Learn more about the Solutions for Hope Project.

In general, your responses to risk and impact assessment information should center around the impact on workers.  In the early days of social compliance, companies that identified egregious labor abuses or serious risks in their supply chains tended to terminate sourcing immediately from the suppliers in question.  Such actions sent a strong message to suppliers about compliance, but also had devastating consequences for workers.  There is a growing trend in social compliance toward capacity-building and development of long-term relationships as a way to improve compliance, rather than immediate termination because of the negative effects on workers.  Capacity-building and relationship-building usually entail some company investment in training and support for suppliers.  However, many companies are adopting a model of upfront investment in building capacity of vendors, agents and suppliers, and then holding them responsible for social compliance performance—a model that can prove cost-effective over the long run.  These and other training and communication issues are discussed in Step 4, Communicate and Train Across Your Supply Chains.
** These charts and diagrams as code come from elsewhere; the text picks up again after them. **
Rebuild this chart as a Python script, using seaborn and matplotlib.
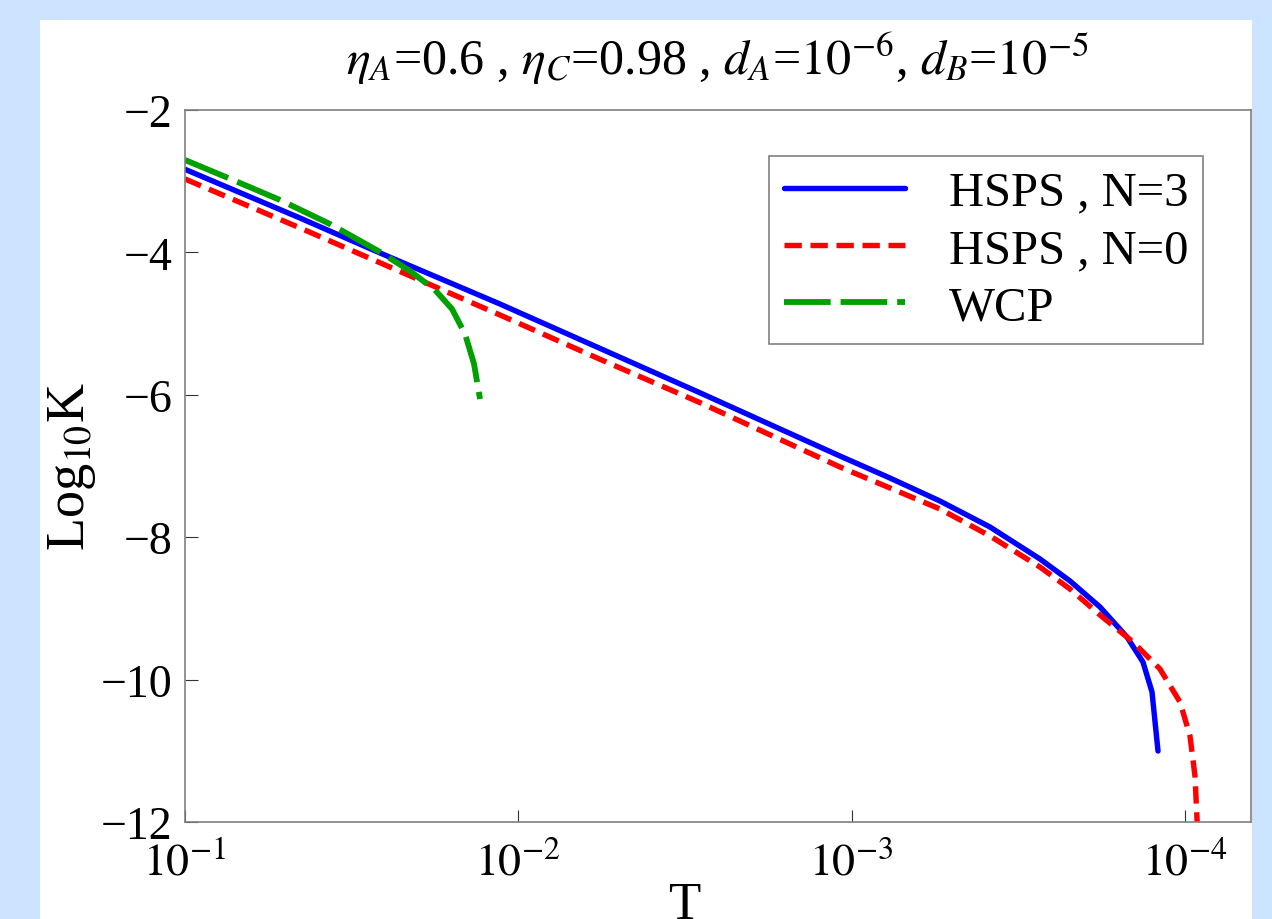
import numpy as np
import pandas as pd
import matplotlib
matplotlib.use("Agg")
import matplotlib.pyplot as plt
from matplotlib.patches import Rectangle
from matplotlib.ticker import FixedLocator, FixedFormatter, NullLocator
import seaborn as sns

# values
t_n3 = [0.1, 0.04519, 0.02600, 0.01135, 0.005689, 0.002851, 0.001084, 7.674e-4,
        5.433e-4, 3.846e-4, 2.723e-4, 2.213e-4, 1.799e-4, 1.493e-4, 1.337e-4,
        1.256e-4, 1.205e-4]
k_n3 = [-2.833, -3.517, -4.008, -4.725, -5.348, -5.972, -6.860, -7.169,
        -7.492, -7.857, -8.306, -8.615, -8.980, -9.402, -9.753, -10.174, -11.003]

t_n0 = [0.1, 0.04519, 0.01135, 0.005689, 0.002851, 0.001084, 7.674e-4, 5.433e-4,
        3.846e-4, 2.723e-4, 2.213e-4, 1.799e-4, 1.432e-4, 1.189e-4, 1.035e-4,
        9.661e-5, 9.333e-5, 9.173e-5]
k_n0 = [-2.969, -3.656, -4.879, -5.501, -6.110, -7.014, -7.309, -7.604,
        -7.983, -8.419, -8.728, -9.093, -9.472, -9.851, -10.315, -10.792,
        -11.354, -12.1]

t_wcp = [0.1, 0.07178, 0.05188, 0.03673, 0.02600, 0.02113, 0.01778, 0.01581,
         0.01445, 0.01358, 0.01303]
k_wcp = [-2.702, -2.983, -3.264, -3.601, -3.994, -4.261, -4.528, -4.795,
         -5.146, -5.567, -6.059]

x_ticks = [1e-1, 1e-2, 1e-3, 1e-4]
x_ticklabels = [r"$10^{-1}$", r"$10^{-2}$", r"$10^{-3}$", r"$10^{-4}$"]
y_ticks = [-2, -4, -6, -8, -10, -12]

sns.set_style("ticks")
plt.rcParams["font.family"] = ["Liberation Serif", "DejaVu Serif"]
plt.rcParams["mathtext.fontset"] = "stix"
plt.rcParams["text.color"] = "black"

W, H = 1272, 920
fig = plt.figure(figsize=(W / 100, H / 100), dpi=100, facecolor="#cce4ff")
fig.patches.append(Rectangle((40 / W, 0), (1252 - 40) / W, (H - 21) / H,
                             transform=fig.transFigure, facecolor="white",
                             edgecolor="none", zorder=-5))
ax = fig.add_axes([185 / W, 97 / H, 1066 / W, 712 / H])

sns.lineplot(x=t_n3, y=k_n3, ax=ax, color="#0000ff", lw=3.9, sort=False,
             label="HSPS , N=3")
sns.lineplot(x=t_n0, y=k_n0, ax=ax, color="#ff0000", lw=3.9, sort=False,
             linestyle=(0, (3.2, 1.6)), label="HSPS , N=0")
sns.lineplot(x=t_wcp, y=k_wcp, ax=ax, color="#00a000", lw=4.2, sort=False,
             linestyle=(0, (8.0, 1.7)), label="WCP")

ax.set_xscale("log")
ax.set_xlim(0.1, 10 ** -4.198)
ax.set_ylim(-12, -2)
ax.xaxis.set_major_locator(FixedLocator(x_ticks))
ax.xaxis.set_major_formatter(FixedFormatter(x_ticklabels))
ax.xaxis.set_minor_locator(NullLocator())
ax.set_yticks(y_ticks)
ax.set_yticklabels([str(v).replace("-", "\u2212") for v in y_ticks])

ax.tick_params(axis="both", direction="in", length=9, width=0.8,
               colors="#333333", labelcolor="black", labelsize=33)
ax.tick_params(axis="y", pad=9)
ax.tick_params(axis="x", pad=14)
for s in ax.spines.values():
    s.set_color("#808080")
    s.set_linewidth(1.2)

ax.set_title(r"$\eta_A$=0.6 , $\eta_C$=0.98 , $d_A$=$10^{-6}$, $d_B$=$10^{-5}$",
             fontsize=36, pad=26, color="black")
ax.set_ylabel(r"Log$_{10}$K", fontsize=39, labelpad=2, color="black")
ax.set_xlabel("T", fontsize=38, color="black")
ax.xaxis.set_label_coords(0.468, -0.083)

leg = ax.legend(loc="upper right", bbox_to_anchor=(0.955, 0.935), fontsize=35,
                frameon=True, fancybox=False, framealpha=1, handlelength=2.5,
                handletextpad=0.9, labelspacing=0.27, borderpad=0.3,
                borderaxespad=0)
leg.get_frame().set_edgecolor("#808080")
leg.get_frame().set_linewidth(1.2)
for txt in leg.get_texts():
    txt.set_color("black")

fig.savefig("out.png", dpi=100, facecolor=fig.get_facecolor())
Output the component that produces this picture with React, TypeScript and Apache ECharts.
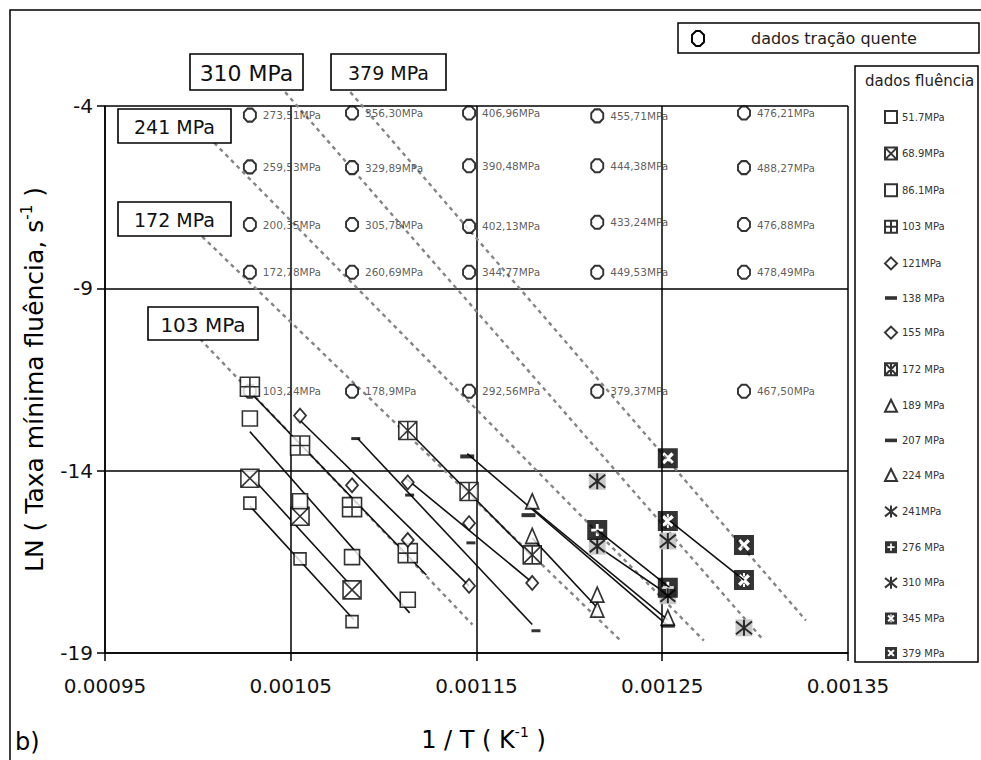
import React, { useEffect, useRef } from "react";
import * as echarts from "echarts";

// ---------- axes ----------
const X_MIN = 0.00095;
const X_MAX = 0.00135;
const X_STEP = 0.0001;
const Y_MIN = -19;
const Y_MAX = -4;
const Y_STEP = 5;
const xTickLabels = ["0.00095", "0.00105", "0.00115", "0.00125", "0.00135"];
const yTickLabels = ["-19", "-14", "-9", "-4"];

// ---------- hot tensile data (dados tração quente) ----------
const tensileRow1 = [[0.001028, -4.25], [0.001083, -4.19], [0.001146, -4.19], [0.001215, -4.27], [0.001294, -4.19]];
const tensileLabels1 = ["273,51MPa", "356,30MPa", "406,96MPa", "455,71MPa", "476,21MPa"];
const tensileRow2 = [[0.001028, -5.67], [0.001083, -5.69], [0.001146, -5.64], [0.001215, -5.64], [0.001294, -5.69]];
const tensileLabels2 = ["259,53MPa", "329,89MPa", "390,48MPa", "444,38MPa", "488,27MPa"];
const tensileRow3 = [[0.001028, -7.25], [0.001083, -7.25], [0.001146, -7.30], [0.001215, -7.19], [0.001294, -7.25]];
const tensileLabels3 = ["200,35MPa", "305,78MPa", "402,13MPa", "433,24MPa", "476,88MPa"];
const tensileRow4 = [[0.001028, -8.56], [0.001083, -8.56], [0.001146, -8.56], [0.001215, -8.56], [0.001294, -8.56]];
const tensileLabels4 = ["172,78MPa", "260,69MPa", "344,77MPa", "449,53MPa", "478,49MPa"];
const tensileRow5 = [[0.001028, -11.82], [0.001083, -11.82], [0.001146, -11.82], [0.001215, -11.82], [0.001294, -11.82]];
const tensileLabels5 = ["103,24MPa", "178,9MPa", "292,56MPa", "379,37MPa", "467,50MPa"];

// ---------- creep data (dados fluência) ----------
const creepNames = ["51.7MPa", "68.9MPa", "86.1MPa", "103 MPa", "121MPa", "138 MPa", "155 MPa", "172 MPa",
  "189 MPa", "207 MPa", "224 MPa", "241MPa", "276 MPa", "310 MPa", "345 MPa", "379 MPa"];
const s517 = [[0.001028, -14.89], [0.001055, -16.42], [0.001083, -18.14]];
const s689 = [[0.001028, -14.21], [0.001055, -15.25], [0.001083, -17.27]];
const s861 = [[0.001028, -12.57], [0.001055, -14.84], [0.001083, -16.37], [0.001113, -17.54]];
const s103 = [[0.001028, -11.70], [0.001055, -13.31], [0.001083, -15.00], [0.001113, -16.26]];
const s121 = [[0.001055, -12.49], [0.001083, -14.40], [0.001113, -15.90], [0.001146, -17.16]];
const s138 = [[0.001085, -13.12], [0.001114, -14.67], [0.001147, -15.98], [0.001182, -18.39]];
const s155 = [[0.001113, -14.32], [0.001146, -15.44], [0.001180, -17.08]];
const s172 = [[0.001113, -12.90], [0.001146, -14.57], [0.001180, -16.31]];
const s189 = [[0.001180, -15.79], [0.001215, -17.81]];
const s207 = [[0.001145, -13.61], [0.001178, -15.22], [0.001253, -18.25]];
const s224 = [[0.001180, -14.84], [0.001215, -17.40], [0.001253, -18.03]];
const s241 = [[0.001215, -16.07], [0.001253, -17.43]];
const s276 = [[0.001215, -15.63], [0.001253, -17.21]];
const s310 = [[0.001215, -14.29], [0.001253, -15.93], [0.001294, -18.31]];
const s345 = [[0.001253, -15.38], [0.001294, -17.00]];
const s379 = [[0.001253, -13.66], [0.001294, -16.04]];

// linear trend lines drawn through the creep points
const t517 = [[0.001028, -14.97], [0.001084, -18.09]];
const t689 = [[0.001031, -14.29], [0.001082, -17.13]];
const t861 = [[0.001028, -12.93], [0.001114, -17.90]];
const t103 = [[0.001028, -11.84], [0.001123, -16.86]];
const t121 = [[0.001054, -12.57], [0.001146, -17.16]];
const t138 = [[0.001086, -13.12], [0.001180, -18.22]];
const t155 = [[0.001112, -14.21], [0.001179, -17.02]];
const t172 = [[0.001113, -12.90], [0.001179, -16.31]];
const t189 = [[0.001180, -15.85], [0.001215, -17.76]];
const t207 = [[0.001145, -13.53], [0.001253, -18.25]];
const t224 = [[0.001180, -15.03], [0.001253, -18.09]];
const t241 = [[0.001215, -16.07], [0.001254, -17.43]];
const t276 = [[0.001215, -15.63], [0.001254, -17.21]];
const t345 = [[0.001254, -15.38], [0.001294, -17.00]];

// iso-stress lines (dashed) from the hot tensile data
const isoNames = ["310 MPa", "379 MPa", "241 MPa", "172 MPa", "103 MPa"];
const iso310 = [[0.0010470, -3.62], [0.0013047, -18.66]];
const iso379 = [[0.0010821, -3.62], [0.0013274, -18.11]];
const iso241 = [[0.0010088, -5.01], [0.0012724, -18.66]];
const iso172 = [[0.0010023, -7.58], [0.0012276, -18.66]];
const iso103 = [[0.0010012, -10.39], [0.0011478, -18.22]];

// ---------- styles ----------
const FONT = "DejaVu Sans, Liberation Sans, Arial, sans-serif";
const P_SQ = "path://M0,0H10V10H0Z";
const P_SQX = "path://M0,0H10V10H0Z M0,0L10,10 M10,0L0,10";
const P_SQPLUS = "path://M0,0H10V10H0Z M5,0V10 M0,5H10";
const P_SQXV = "path://M0,0H10V10H0Z M0,0L10,10 M10,0L0,10 M5,0V10";
const P_OCT = "path://M3,0H7L10,3V7L7,10H3L0,7V3Z";
const P_DASH = "path://M0,0H10V3H0Z";
const P_AST = "path://M0,1L10,9 M10,1L0,9 M5,0V10";
const P_BPLUS = "path://M0,0H10V10H0Z M4.3,2V4.3H2V5.7H4.3V8H5.7V5.7H8V4.3H5.7V2Z";
const P_BX = "path://M0,0H10V10H0Z M3.2,2L2,3.2L3.8,5L2,6.8L3.2,8L5,6.2L6.8,8L8,6.8L6.2,5L8,3.2L6.8,2L5,3.8Z";
const P_BAST = P_BX + " M4.5,1.5V3.2H5.5V1.5Z M4.5,6.8V8.5H5.5V6.8Z";

type Sty = { symbol: string; size: number | number[]; fill: string; bw: number; bg?: boolean };
const creepStyles: Sty[] = [
  { symbol: P_SQ, size: 12, fill: "#fff", bw: 1.6 },
  { symbol: P_SQX, size: 18, fill: "#fff", bw: 1.6 },
  { symbol: P_SQ, size: 15, fill: "#fff", bw: 1.6 },
  { symbol: P_SQPLUS, size: 19, fill: "#fff", bw: 1.6 },
  { symbol: "diamond", size: [12, 14], fill: "#fff", bw: 1.8 },
  { symbol: P_DASH, size: [9, 3], fill: "#000", bw: 0 },
  { symbol: "diamond", size: [12, 14], fill: "#fff", bw: 1.8 },
  { symbol: P_SQXV, size: 18, fill: "#fff", bw: 1.6 },
  { symbol: "triangle", size: [13, 15], fill: "#fff", bw: 1.8 },
  { symbol: P_DASH, size: [14, 4], fill: "#000", bw: 0 },
  { symbol: "triangle", size: [13, 15], fill: "#fff", bw: 1.8 },
  { symbol: P_AST, size: 15, fill: "#000", bw: 2, bg: true },
  { symbol: P_BPLUS, size: 20, fill: "#000", bw: 0 },
  { symbol: P_AST, size: 16, fill: "#000", bw: 2, bg: true },
  { symbol: P_BAST, size: 20, fill: "#000", bw: 0 },
  { symbol: P_BX, size: 20, fill: "#000", bw: 0 },
];
const creepData = [s517, s689, s861, s103, s121, s138, s155, s172, s189, s207, s224, s241, s276, s310, s345, s379];
const trendData = [t517, t689, t861, t103, t121, t138, t155, t172, t189, t207, t224, t241, t276, t345];
const isoData = [iso310, iso379, iso241, iso172, iso103];
const tensileRows = [tensileRow1, tensileRow2, tensileRow3, tensileRow4, tensileRow5];
const tensileLabelRows = [tensileLabels1, tensileLabels2, tensileLabels3, tensileLabels4, tensileLabels5];

const boxLayout = [
  { x: 190, y: 54, w: 113, h: 36, fs: 22 },
  { x: 331, y: 54, w: 115, h: 36, fs: 19 },
  { x: 118, y: 109, w: 113, h: 34, fs: 19 },
  { x: 118, y: 202, w: 113, h: 34, fs: 19 },
  { x: 148, y: 307, w: 110, h: 33, fs: 20 },
];

function buildOption() {
  const series: any[] = [];

  isoData.forEach((d, i) => {
    series.push({
      type: "line", name: "iso " + isoNames[i], data: d, showSymbol: false, symbol: "none", silent: true,
      clip: false, z: 2,
      lineStyle: { color: "#858585", width: 2.4, type: [4, 4] },
    });
  });

  trendData.forEach((d, i) => {
    series.push({
      type: "line", name: "trend" + i, data: d, showSymbol: false, symbol: "none", silent: true, z: 2,
      lineStyle: { color: "#111", width: 1.6 },
    });
  });

  const tensileData: any[] = [];
  tensileRows.forEach((row, r) => row.forEach((p, c) => tensileData.push({ name: tensileLabelRows[r][c], value: p })));
  series.push({
    type: "scatter", name: "dados tração quente", data: tensileData, symbol: P_OCT, symbolSize: [12, 13], z: 3,
    itemStyle: { color: "#fff", borderColor: "#000", borderWidth: 2 },
    label: { show: true, position: "right", distance: 6, formatter: "{b}", fontSize: 10.5, fontFamily: FONT, color: "#333" },
  });

  creepData.forEach((d, i) => {
    const st = creepStyles[i];
    if (st.bg) {
      series.push({
        type: "scatter", name: "bg" + i, data: d, symbol: "rect", symbolSize: 17, z: 3, silent: true,
        itemStyle: { color: "#c4c4c4", opacity: 0.9 },
      });
    }
    series.push({
      type: "scatter", name: creepNames[i], data: d, symbol: st.symbol, symbolSize: st.size, z: 3,
      itemStyle: { color: st.fill, borderColor: "#000", borderWidth: st.bw },
    });
  });

  const graphic: any[] = [
    { type: "rect", z: 0, shape: { x: 10, y: 10, width: 1000, height: 800 }, style: { fill: "none", stroke: "#000", lineWidth: 1.5 } },
    { type: "text", z: 100, style: { text: "b)", x: 15, y: 742, fontSize: 24, fontFamily: FONT, fill: "#000", align: "left", verticalAlign: "middle", textAlign: "left", textVerticalAlign: "middle" } },
    // hot tensile legend box
    { type: "rect", z: 100, shape: { x: 678, y: 23, width: 301, height: 30 }, style: { fill: "#fff", stroke: "#000", lineWidth: 1.5 } },
    { type: "polygon", z: 101, shape: { points: [[696, 31], [700, 31], [704, 35], [704, 42], [700, 46], [696, 46], [692, 42], [692, 35]] }, style: { fill: "#fff", stroke: "#000", lineWidth: 2 } },
    { type: "text", z: 101, style: { text: "dados tração quente", x: 751, y: 38, fontSize: 16, fontFamily: FONT, fill: "#222", align: "left", verticalAlign: "middle", textAlign: "left", textVerticalAlign: "middle" } },
    // creep legend box
    { type: "rect", z: 1, shape: { x: 855, y: 66, width: 123, height: 596 }, style: { fill: "#fff", stroke: "#000", lineWidth: 1.5 } },
    { type: "text", z: 101, style: { text: "dados fluência", x: 865, y: 81, fontSize: 15, fontFamily: FONT, fill: "#222", align: "left", verticalAlign: "middle", textAlign: "left", textVerticalAlign: "middle" } },
  ];
  isoNames.forEach((t, i) => {
    const b = boxLayout[i];
    graphic.push({ type: "rect", z: 100, shape: { x: b.x, y: b.y, width: b.w, height: b.h }, style: { fill: "#fff", stroke: "#000", lineWidth: 1.6 } });
    graphic.push({ type: "text", z: 101, style: { text: t, x: b.x + b.w / 2, y: b.y + b.h / 2 + 1, fontSize: b.fs, fontFamily: FONT, fill: "#111", align: "center", verticalAlign: "middle", textAlign: "center", textVerticalAlign: "middle" } });
  });

  return {
    animation: false,
    backgroundColor: "#fff",
    textStyle: { fontFamily: FONT },
    grid: { left: 105, top: 106, width: 743, height: 549, containLabel: false },
    legend: {
      data: creepNames, orient: "vertical", left: 884, top: 110, itemWidth: 12, itemHeight: 12, itemGap: 22.6,
      selectedMode: false, padding: 0, z: 5,
      textStyle: { fontFamily: FONT, fontSize: 10, color: "#333" },
    },
    xAxis: {
      type: "value", min: X_MIN, max: X_MAX, interval: X_STEP,
      name: "1 / T ( K{sup|-1} )", nameLocation: "middle", nameGap: 72,
      nameTextStyle: { fontSize: 24, fontFamily: FONT, color: "#000", lineHeight: 30, padding: [0, 0, 0, 14], rich: { sup: { fontSize: 14, lineHeight: 14, verticalAlign: "top" } } },
      axisLine: { show: true, onZero: false, lineStyle: { color: "#000", width: 1.5 } },
      axisTick: { show: true, length: 8, lineStyle: { color: "#000", width: 1.5 } },
      splitLine: { show: true, lineStyle: { color: "#000", width: 1.5 } },
      axisLabel: {
        show: true, margin: 23, fontSize: 20, fontFamily: FONT, color: "#111", showMinLabel: true, showMaxLabel: true,
        formatter: (v: number) => xTickLabels[Math.round((v - X_MIN) / X_STEP)] ?? "",
      },
    },
    yAxis: {
      type: "value", min: Y_MIN, max: Y_MAX, interval: Y_STEP,
      name: "LN ( Taxa mínima fluência, s{sup|-1} )", nameLocation: "middle", nameGap: 40, nameRotate: 90,
      nameTextStyle: { fontSize: 25, fontFamily: FONT, color: "#000", lineHeight: 30, rich: { sup: { fontSize: 15, lineHeight: 15, verticalAlign: "top" } } },
      axisLine: { show: true, onZero: false, lineStyle: { color: "#000", width: 1.5 } },
      axisTick: { show: true, length: 8, lineStyle: { color: "#000", width: 1.5 } },
      splitLine: { show: true, lineStyle: { color: "#000", width: 1.5 } },
      axisLabel: {
        show: true, margin: 12, fontSize: 20, fontFamily: FONT, color: "#111", showMinLabel: true, showMaxLabel: true,
        formatter: (v: number) => yTickLabels[Math.round((v - Y_MIN) / Y_STEP)] ?? "",
      },
    },
    graphic,
    series,
  };
}

export default function App() {
  const ref = useRef<HTMLDivElement>(null);
  useEffect(() => {
    if (!ref.current) return;
    const chart = echarts.init(ref.current, null, { renderer: "svg" });
    chart.setOption(buildOption() as any);
    return () => chart.dispose();
  }, []);
  return (
    <div
      ref={ref}
      style={{ position: "fixed", left: 0, top: 0, width: 981, height: 760, background: "#fff" }}
    />
  );
}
When you invest in a risk and impact assessment and uncover risks and mitigate them, do not forget to communicate about these efforts.  Stakeholders who contributed to the risk and impact assessment deserve a “feedback loop” on how their information was used.  If you took action on information that came from an existing complaint process or mechanism, you should report on your actions.  Information on your risk and impact assessment and mitigation also belongs in your company’s public reports.

Finally, risk and impact assessment activities should be ongoing, and you should update mapping information regularly in your information system.  Social compliance risks change over time as the environment evolves and your company’s operations change.